P(g)XP(b)xP(b) P(b)xP(g)xP(g) P(b)xP(b)xP(g)

prob_g <- .49
prob_b <- .51

(prob_g*prob_b*prob_b) + (prob_b*prob_g*prob_b) +(prob_b*prob_b*prob_g)
## [1] 0.382347

If we wanted to calculate the probability that a couple who plans to have 8 kids will have 3 boys, briefly describe why the approach from part (b) would be more tedious than the approach from part (a). ##Answer: It would be manually tedious to repeatedly write out the order of the probabilities. The three boys could be at any three of the 8 outcomes. Also, this would be prone to error.

3.42 Serving in volleyball. A not-so-skilled volleyball player has a 15% chance of making the

serve, which involves hitting the ball so it passes over the net on a trajectory such that it will land

in the opposing team’s court. Suppose that her serves are independent of each other.

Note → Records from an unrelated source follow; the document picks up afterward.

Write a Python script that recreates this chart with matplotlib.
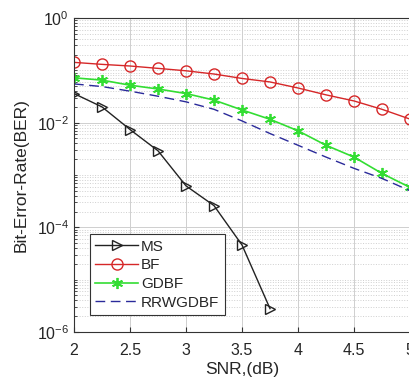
import matplotlib
matplotlib.use('Agg')
import matplotlib.pyplot as plt
from matplotlib.ticker import LogLocator, NullFormatter, FixedLocator

plt.rcParams['font.family'] = ['Liberation Sans', 'DejaVu Sans']

snr = [2, 2.25, 2.5, 2.75, 3, 3.25, 3.5, 3.75, 4, 4.25, 4.5, 4.75, 5]
snr_ms = [2, 2.25, 2.5, 2.75, 3, 3.25, 3.5, 3.75]

ber_ms = [0.036, 0.020, 0.0074, 0.0029, 6.2e-4, 2.6e-4, 4.6e-5, 2.8e-6]
ber_bf = [0.142, 0.130, 0.121, 0.109, 0.098, 0.085, 0.070, 0.060,
          0.046, 0.034, 0.026, 0.018, 0.0117]
ber_gdbf = [0.072, 0.065, 0.052, 0.044, 0.036, 0.027, 0.0175, 0.0116,
            0.0070, 0.0037, 0.0022, 0.00107, 0.00058]
ber_rrw = [0.055, 0.049, 0.040, 0.032, 0.025, 0.018, 0.0108, 0.0062,
           0.0037, 0.0022, 0.00134, 0.00086, 0.00050]

txt = '#262626'

fig = plt.figure(figsize=(4.09, 3.83), dpi=100)
ax = fig.add_axes([74/409, 51/383, 336/409, 314/383])

ax.semilogy(snr_ms, ber_ms, '-', color='#222222', lw=1.0, marker='>',
            ms=7, mfc='none', mec='#222222', mew=1.0, label='MS')
ax.semilogy(snr, ber_bf, '-', color='#d62728', lw=1.0, marker='o',
            ms=8, mfc='none', mec='#d62728', mew=1.0, label='BF')
ax.semilogy(snr, ber_gdbf, '-', color='#33dd33', lw=1.2, marker=(6, 2, 0),
            ms=8, mew=1.3, label='GDBF')
ax.semilogy(snr, ber_rrw, '--', color='#2a2a9a', lw=1.0, dashes=(7, 4),
            label='RRWGDBF')

ax.set_xlim(2, 5)
ax.set_ylim(1e-6, 1)
ax.xaxis.set_major_locator(FixedLocator([2, 2.5, 3, 3.5, 4, 4.5, 5]))
ax.set_xticklabels(['2', '2.5', '3', '3.5', '4', '4.5', '5'])
ax.yaxis.set_major_locator(FixedLocator([1e-6, 1e-4, 1e-2, 1]))
ax.yaxis.set_minor_locator(LogLocator(base=10, subs=range(1, 10), numticks=20))
ax.yaxis.set_minor_formatter(NullFormatter())

ax.grid(True, which='major', color='#cfcfcf', lw=0.7, ls='-')
ax.grid(True, which='minor', axis='y', color='#cfcfcf', lw=0.7, ls=':')
ax.tick_params(which='both', direction='in', labelsize=11.5, color='#333333',
               labelcolor=txt)
ax.tick_params(axis='x', pad=8)
ax.tick_params(which='minor', length=2)
for s in ax.spines.values():
    s.set_color('#333333')
    s.set_linewidth(0.8)

ax.set_xlabel('SNR,(dB)', fontsize=12.5, labelpad=3, color=txt)
ax.set_ylabel('Bit-Error-Rate(BER)', fontsize=12.5, labelpad=6, color=txt)

leg = ax.legend(loc='lower left', bbox_to_anchor=(0.025, 0.03), fontsize=11,
                handlelength=2.8, handletextpad=0.2, labelspacing=0.3,
                borderpad=0.35, fancybox=False, framealpha=1, edgecolor='#333333')
leg.get_frame().set_linewidth(0.8)
for t in leg.get_texts():
    t.set_color(txt)

fig.savefig('out.png', dpi=100)
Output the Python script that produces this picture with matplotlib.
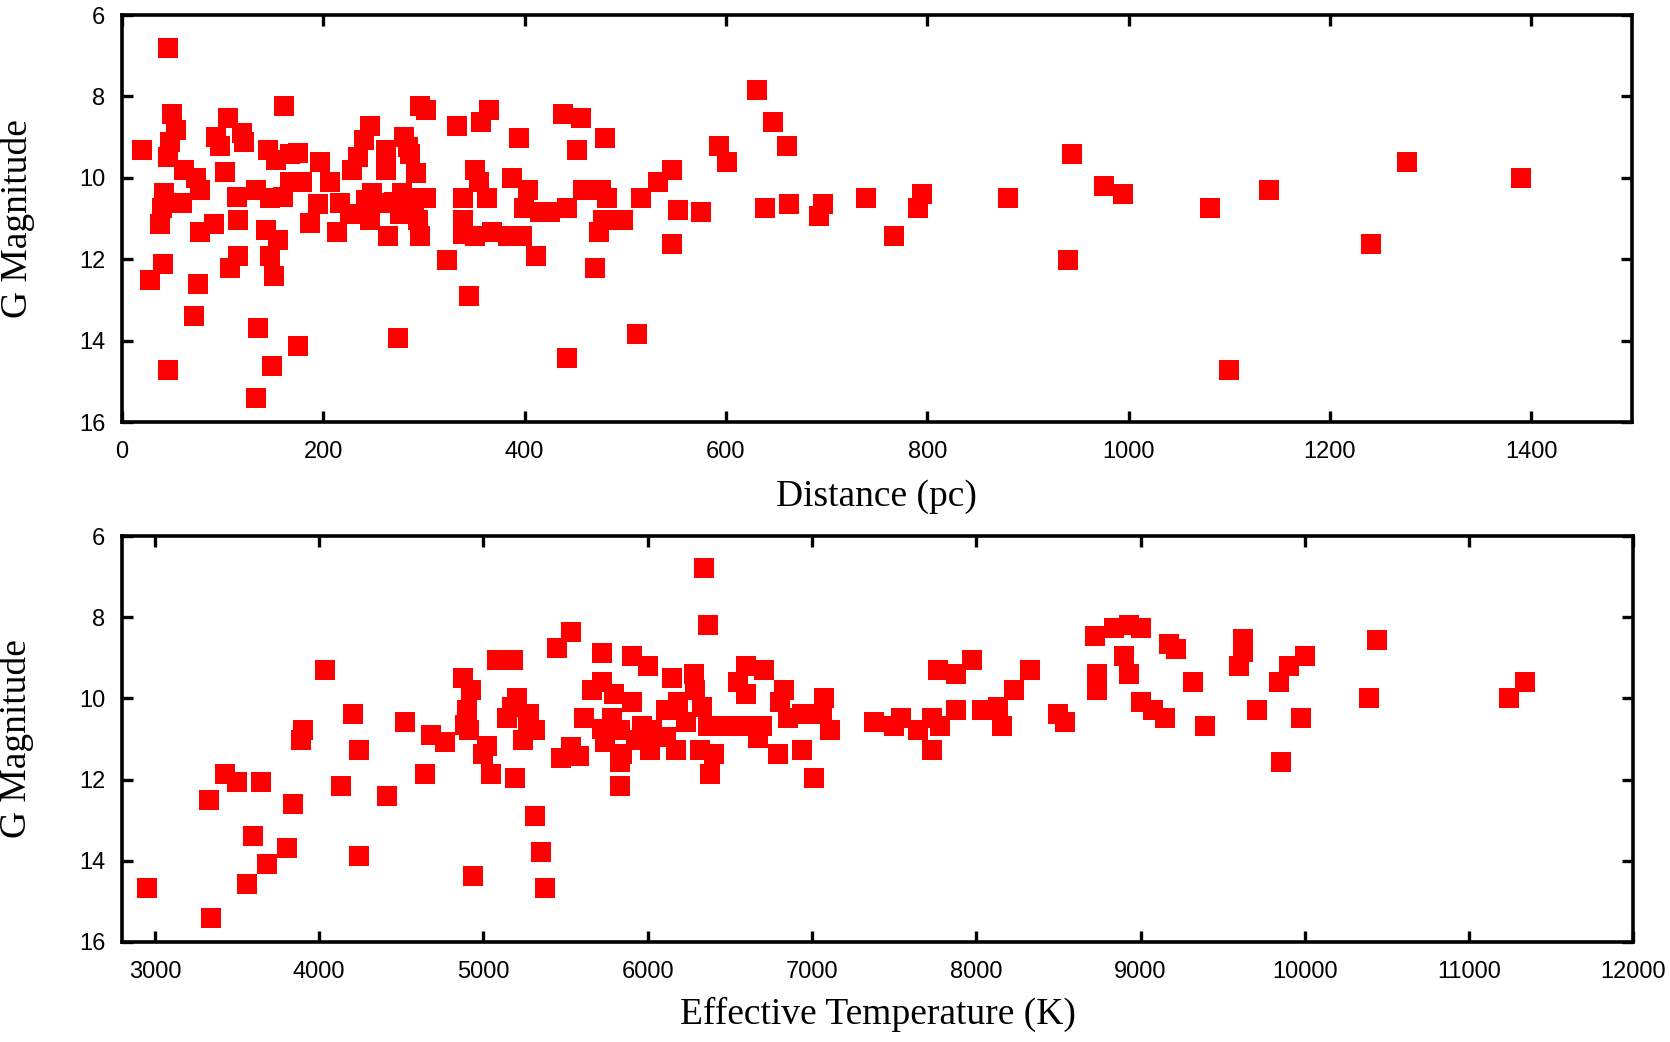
import matplotlib
matplotlib.use("Agg")
import matplotlib.pyplot as plt
from matplotlib import font_manager

# ---------------- data: top panel (distance in pc, G magnitude) ----------------
dist_pc = [
    45.6, 19.8, 49.6, 53.6, 47.6, 45.6, 61.5, 73.4, 77.4, 41.7, 49.6, 59.5, 39.7, 37.7,
    77.4, 91.3, 115, 40.4, 27.8, 75.4, 71.4, 45.6, 135, 148.8, 133, 174.6, 273.8, 160.7,
    105, 93.3, 97.2, 119, 121, 101.9, 113.8, 133, 146.8, 160, 166.7, 178.6, 144.8, 152.8,
    166.7, 174.6, 142.9, 154.8, 115, 107, 146.8, 150.8, 196.4, 206.3, 194.4, 186.5, 216.3,
    214, 228, 234, 240, 246.7, 242.7, 248, 236, 246, 256, 262, 262, 280, 283.7, 285.7,
    291.6, 277.8, 295.6, 301.6, 263.9, 295.6, 293.6, 275.8, 295.6, 301.6, 323, 226, 290, 270,
    332.7, 365, 357, 394.8, 438.5, 456.3, 480, 452.4, 631, 647, 661, 593, 601, 351, 355,
    339, 363, 387, 403, 399, 415, 425, 442, 458, 476, 482, 516, 532, 546, 552, 575, 478,
    498, 474, 339, 339, 351, 368, 383, 397, 411, 470, 546, 345, 512, 442, 639, 663, 696, 692,
    739.3, 794.3, 790.7, 766.8, 879.9, 943.7, 939.5, 975.3, 995, 1080.6, 1100.3, 1139.7,
    1240.8, 1276.6, 1389.6,
]
gmag_dist = [
    6.80, 9.32, 8.43, 8.83, 9.12, 9.50, 9.81, 10.0, 10.3, 10.38, 10.63, 10.63, 10.75, 11.14,
    11.33, 11.14, 11.04, 12.12, 12.52, 12.61, 13.4, 14.73, 13.7, 14.63, 15.42, 14.14, 13.94, 8.24,
    8.53, 9.0, 9.21, 8.9, 9.11, 9.85, 10.47, 10.3, 10.5, 10.47, 10.1, 10.1, 9.32, 9.57,
    9.42, 9.4, 11.29, 11.53, 11.93, 12.22, 11.93, 12.42, 9.61, 10.1, 10.65, 11.12, 10.63,
    11.33, 9.81, 9.48, 9.07, 8.73, 10.55, 10.38, 10.88, 11.04, 10.63, 9.32, 9.81, 9.0, 9.24, 9.42,
    9.89, 10.38, 10.5, 10.5, 11.43, 11.43, 11.04, 10.88, 8.24, 8.34, 12.02, 10.9, 10.7, 10.6,
    8.73, 8.34, 8.62, 9.02, 8.43, 8.53, 9.02, 9.32, 7.84, 8.63, 9.21, 9.21, 9.61, 9.81, 10.1,
    10.49, 10.49, 10.0, 10.3, 10.75, 10.84, 10.84, 10.75, 10.3, 10.3, 10.5, 10.5, 10.1, 9.81, 10.8, 10.84, 11.04,
    11.04, 11.33, 11.04, 11.37, 11.43, 11.33, 11.43, 11.43, 11.93, 12.22, 11.63, 12.91, 13.84, 14.43, 10.75, 10.65, 10.65, 10.94,
    10.5, 10.4, 10.75, 11.43, 10.5, 9.42, 12.02, 10.2, 10.4, 10.75, 14.73, 10.3,
    11.63, 9.61, 10.0,
]

# ---------------- data: bottom panel (Teff in K, G magnitude) ----------------
teff_k = [
    2953, 3343, 3331, 3428, 3501, 3647, 3598, 3562, 3684, 3805, 3842, 3890, 3903, 4037,
    4207, 4243, 4134, 4243, 4414, 4523, 4645, 4682, 4767, 4876, 4925, 4901, 4913, 4888,
    4937, 5083, 5181, 5205, 5144, 5278, 5314, 5241, 5022, 4998, 5047, 5193, 5314, 5351,
    5375, 5448, 5530, 5473, 5533, 5176, 5270,
    6341, 6366, 5720, 5902, 6000, 6146, 6280, 6289, 6598, 6707, 6549, 6598, 6829, 6805,
    7073, 5720, 5659, 5793, 5902, 5610, 5581, 5780, 5740, 5829, 5841, 5829,
    5829, 5927, 6012, 5963, 6110, 6183, 6232, 6110, 6171, 6317, 6329, 6366, 6402, 6378,
    6488, 6573, 6695, 6671, 6793, 6854, 6939, 7061, 7110, 6939, 7012, 7378, 5720, 6024,
    7543, 7500, 7646, 7732, 7780, 7732, 7768, 7878, 7976, 7878, 8037, 8134, 8159, 8232,
    8329, 8500, 8537, 8720, 8732, 8732, 8841, 8927, 9000, 8902, 8927, 9000, 9073, 9146,
    9171, 9215,
    9317, 9390, 9622, 9622, 9598, 9707, 9902, 10000, 9841, 9976, 9854, 10439, 10390,
    11244, 11341,
]
gmag_teff = [
    14.68, 15.42, 12.51, 11.87, 12.07, 12.07, 13.4, 14.58, 14.09, 13.69, 12.61, 11.03, 10.79, 9.31,
    10.39, 11.28, 12.17, 13.89, 12.41, 10.59, 11.87, 10.89, 11.08, 9.51, 9.8, 10.29, 10.79, 10.66,
    14.38, 9.06, 9.06, 10.0, 10.49, 10.39, 10.79, 11.03, 11.18, 11.38, 11.87, 11.97, 12.9, 13.79,
    14.68, 8.77, 8.37, 11.48, 11.2, 10.21, 10.6,
    6.79, 8.18, 8.87, 8.96, 9.21, 9.51, 9.41, 9.8, 9.21, 9.31, 9.6, 9.9, 9.8, 10.1,
    10.0, 9.6, 9.8, 9.9, 10.1, 10.49, 11.41, 10.49, 11.08, 10.79, 11.36, 11.57,
    12.17, 11.03, 11.28, 10.69, 10.29, 10.1, 10.59, 10.95, 11.28, 11.28, 10.2, 10.69, 11.38, 11.87,
    10.69, 10.69, 10.69, 10.98, 11.38, 10.49, 10.39, 10.39, 10.79, 11.28, 11.97, 10.59, 10.75, 10.79,
    10.49, 10.69, 10.79, 10.49, 10.69, 11.28, 9.31, 9.41, 9.06, 10.29, 10.29, 10.2, 10.69, 9.8,
    9.31, 10.39, 10.59, 8.47, 9.41, 9.8, 8.27, 8.18, 8.27, 8.96, 9.41, 10.1, 10.29, 10.49,
    8.67, 8.78,
    9.6, 10.69, 8.53, 8.86, 9.2, 10.29, 9.2, 8.96, 9.6, 10.49, 11.57, 8.57, 10.0,
    10.0, 9.6,
]

dist_ticks = [0, 200, 400, 600, 800, 1000, 1200, 1400]
teff_ticks = [3000, 4000, 5000, 6000, 7000, 8000, 9000, 10000, 11000, 12000]
mag_ticks = [6, 8, 10, 12, 14, 16]

# ---------------- fonts ----------------
available = {f.name for f in font_manager.fontManager.ttflist}
tick_family = [f for f in ["Liberation Sans Narrow", "Liberation Sans", "DejaVu Sans"] if f in available]
label_family = [f for f in ["Liberation Serif", "DejaVu Serif"] if f in available]

fig = plt.figure(figsize=(16.7, 10.42), dpi=100)
ax1 = fig.add_axes([0.0731, 0.595, 0.904, 0.3906])
ax2 = fig.add_axes([0.0731, 0.096, 0.905, 0.3896])

def style(ax, xlim, xticks, xlabel):
    ax.set_xlim(*xlim)
    ax.set_ylim(16, 6)
    ax.set_xticks(xticks)
    ax.set_yticks(mag_ticks)
    for s in ax.spines.values():
        s.set_linewidth(2.6)
        s.set_color("black")
    ax.tick_params(direction="in", length=8, width=2.4, top=True, right=True,
                   labelsize=17, colors="black")
    ax.tick_params(axis="x", pad=14)
    ax.tick_params(axis="y", pad=12)
    for lab in ax.get_xticklabels() + ax.get_yticklabels():
        lab.set_family(tick_family)
    ax.set_xlabel(xlabel, fontsize=27, family=label_family)
    ax.set_ylabel("G Magnitude", fontsize=27, family=label_family)
    ax.yaxis.set_label_coords(-0.058, 0.5)

ax1.scatter(dist_pc, gmag_dist, marker="s", s=14.6 ** 2, color="#ff0000",
            linewidths=0, zorder=3)
style(ax1, (0, 1500), dist_ticks, "Distance (pc)")
ax1.xaxis.set_label_coords(0.5, -0.14)

ax2.scatter(teff_k, gmag_teff, marker="s", s=14.6 ** 2, color="#ff0000",
            linewidths=0, zorder=3)
style(ax2, (2800, 12000), teff_ticks, "Effective Temperature (K)")
ax2.xaxis.set_label_coords(0.5, -0.135)

fig.savefig("out.png", dpi=100, facecolor="white")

  1. What is the probability that on the 10th try she will make her 3rd successful serve? ##Answer:First find the probability that she will make 2 successful serves in her first 9 tries. Then multiply the probability that she will have a successful try on her 10th. She has a 3.9% chance
dbinom(2,size=9,prob = .15) * .15
## [1] 0.03895012

  1. Suppose she has made two successful serves in nine attempts. What is the probability that her 10th serve will be successful? ##Answer: Given independence of each try, she has a 15% percent chance on her 10th try.

  2. Even though parts (a) and (b) discuss the same scenario, the probabilities you calculated should be different. Can you explain the reason for this discrepancy? ##Answer: Each serve is independent of each other. In part (a) we did not know which two serves were successful. In part (b), we were informed that two of the first serves were successful.